GMO dinosaurs aren’t the same as the magic of the “real thing”. Having one giant dinosaur roaming around, mostly in unpopulated areas, mostly doing things off-screen, doesn’t create that same sense of fear and tension that a pack of deadly, primordial velociraptors stalking kids in a kitchen does. It’s GMO Cornasaurus (comes with moon roof, hybrid engine, and reduced calorie usage) vs the fear and terror of a primordial threat that is born and bred to kill. The nature of velociraptors as deadly killing machines acting on instinct is watered down in this film to the point they’re no longer seen as threats and then, instead, are turned into heroes in the story, along with another classic dinosaur. The feeling one is left with is that these velociraptors could have been replaced in the film by a pack of lions bred in captivity without losing much, if anything, in terms of plot and storyline. What was the purpose of that? Just to have a way to incorporate a critique of the US military industrial complex? Couldn’t that have been done more subtly, or better yet, been left out?

Also, the relationship between the kids in this new film, two brothers, was somehow unconvincing, but I don’t think it was the acting. It was more the storyline itself. There wasn’t enough time devoted to character development to make me care about anyone in the film and anything serious was always laughed off as a joke (“all my friends’ parents are divorced”). The only time I felt sad was in a scene with a dying brontosaurus, not because I felt emotionally connecting to the dinosaur per se, but because of the use of the scene as a commentary on killing for sport rather than necessity. It reminded me of the evils that man is capable of perpetrating and played into the movie’s overall theme of respecting nature.
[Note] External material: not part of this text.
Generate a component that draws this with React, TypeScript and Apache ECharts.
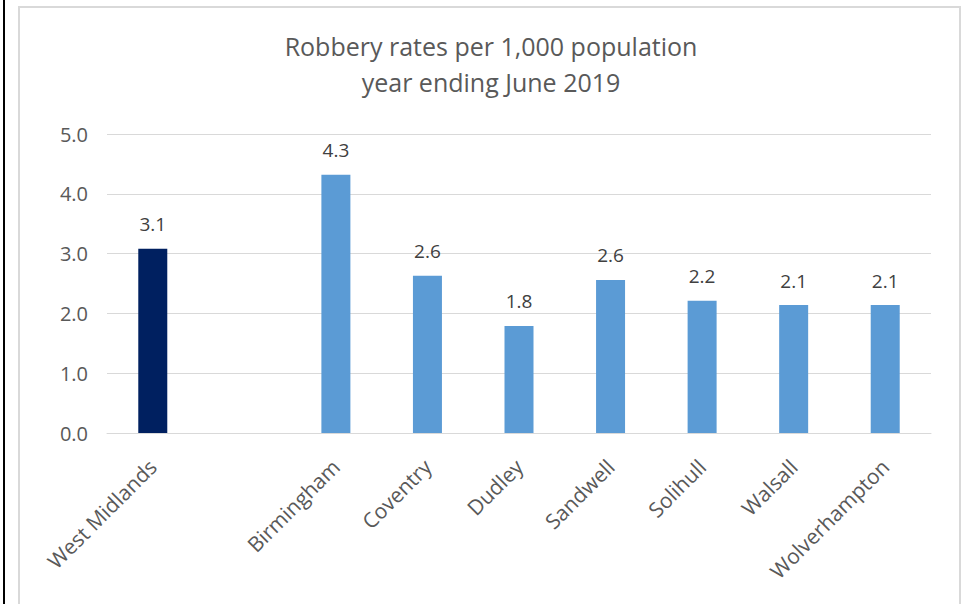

Jurassic World is essentially an old story repackaged in contemporary issues, but I don’t know that it was really all necessary. Do we need a commentary on God and nature and the evils of man wrapped up in a classic story like Jurassic Park? Sure, there is some of that in the original, but that movie focuses more on the people. It is about tension and fear and survival. This movie instead focuses on cheap thrills, a few laughs, and a moral message.

Bottom line:

Was it worth seeing? Sure. I loved the cheap thrills and laughs and its a great way to be entertained for two hours. Don’t expect to be tense, or feel any fear, or connect to deeply with the characters. It is truly popcorn entertainment that will leave you laughing and feeling good about your afternoon. I have absolutely no regrets about watching it, but it doesn’t live up to the legacy of the original.